Available records:

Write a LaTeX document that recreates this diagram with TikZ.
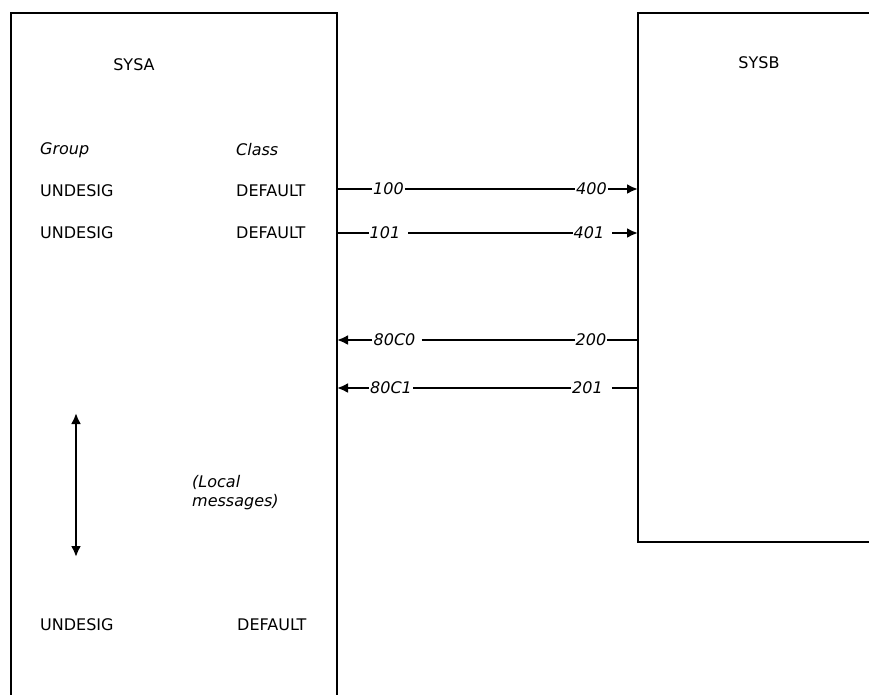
\documentclass[tikz,border=0pt]{standalone}
\usepackage{fontspec}
\setmainfont{DejaVu Sans}
\usetikzlibrary{arrows.meta}
\begin{document}
\begin{tikzpicture}[x=1pt,y=-1pt,
  txt/.style={inner sep=0pt,anchor=west,font=\fontsize{16}{19}\selectfont},
  ital/.style={txt,font=\fontsize{16}{19}\selectfont\itshape},
  lab/.style={inner xsep=1pt,inner ysep=0pt,font=\fontsize{16}{19}\selectfont\itshape},
  sysbox/.style={line width=2.8pt,line join=miter},
  conn/.style={line width=2.5pt},
  tip/.style={-{Latex[length=11pt,width=10pt]}}
]
\useasboundingbox (0,0) rectangle (869,694);
% boxes
\draw[sysbox] (11,700) -- (11,13) -- (337,13) -- (337,700);
\draw[sysbox] (875,13) -- (638,13) -- (638,542) -- (875,542);
% titles
\node[txt,anchor=center] (sysa) at (134,65) {SYSA};
\node[txt,anchor=center] (sysb) at (759,63) {SYSB};
\node[ital] (group) at (40,150) {Group};
\node[ital] (class) at (236,150) {Class};
\node[txt] (g1) at (40,191) {UNDESIG};
\node[txt] (c1) at (236,191) {DEFAULT};
\node[txt] (g2) at (40,233) {UNDESIG};
\node[txt] (c2) at (236,233) {DEFAULT};
\node[txt] (g3) at (40,625) {UNDESIG};
\node[txt] (c3) at (237,625) {DEFAULT};
\node[ital,align=left] (local) at (192,493) {(Local\\messages)};
% edge coordinates
\coordinate (a1) at (337,189); \coordinate (b1) at (638,189);
\coordinate (a2) at (337,233); \coordinate (b2) at (638,233);
\coordinate (a3) at (337,340); \coordinate (b3) at (638,340);
\coordinate (a4) at (337,388); \coordinate (b4) at (638,388);
% labels
\node[lab] (n100) at (388.5,189) {100};
\node[lab] (n400) at (591.5,189) {400};
\node[lab] (n101) at (385,233) {101};
\node[lab] (n401) at (589,233) {401};
\node[lab] (n80c0) at (394.5,340) {80C0};
\node[lab] (n200) at (591,340) {200};
\node[lab] (n80c1) at (391,388) {80C1};
\node[lab] (n201) at (587.5,388) {201};
% connectors
\draw[conn] (a1) -- (n100.west);
\draw[conn] (n100.east) -- (n400.west);
\draw[conn,tip] (n400.east) -- (b1);
\draw[conn] (a2) -- (n101.west);
\draw[conn,shorten <=7pt] (n101.east) -- (n401.west);
\draw[conn,tip,shorten <=7pt] (n401.east) -- (b2);
\draw[conn,tip] (n80c0.west) -- (a3);
\draw[conn,shorten <=5pt] (n80c0.east) -- (n200.west);
\draw[conn] (n200.east) -- (b3);
\draw[conn,tip] (n80c1.west) -- (a4);
\draw[conn] (n80c1.east) -- (n201.west);
\draw[conn,shorten <=8pt] (n201.east) -- (b4);
% local messages arrow
\coordinate (lt) at (76,413);
\coordinate (lb) at (76,557);
\draw[conn,{Latex[length=11pt,width=10pt]}-{Latex[length=11pt,width=10pt]}] (lt) -- (lb);
\end{tikzpicture}
\end{document}
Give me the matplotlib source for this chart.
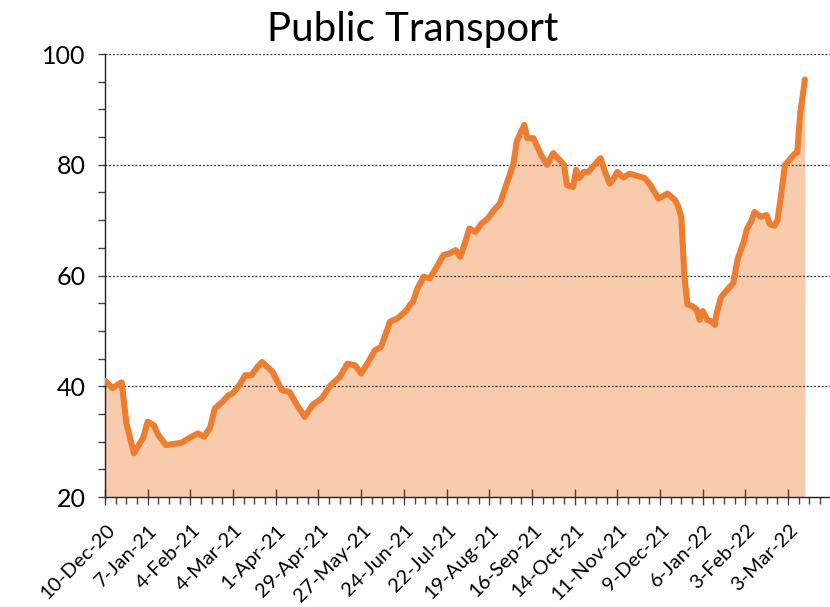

Written problem:
Look through the entries above and report each line where the string "this" occurs.

In response:
Write a LaTeX document that recreates this diagram with TikZ.
Give me the matplotlib source for this chart.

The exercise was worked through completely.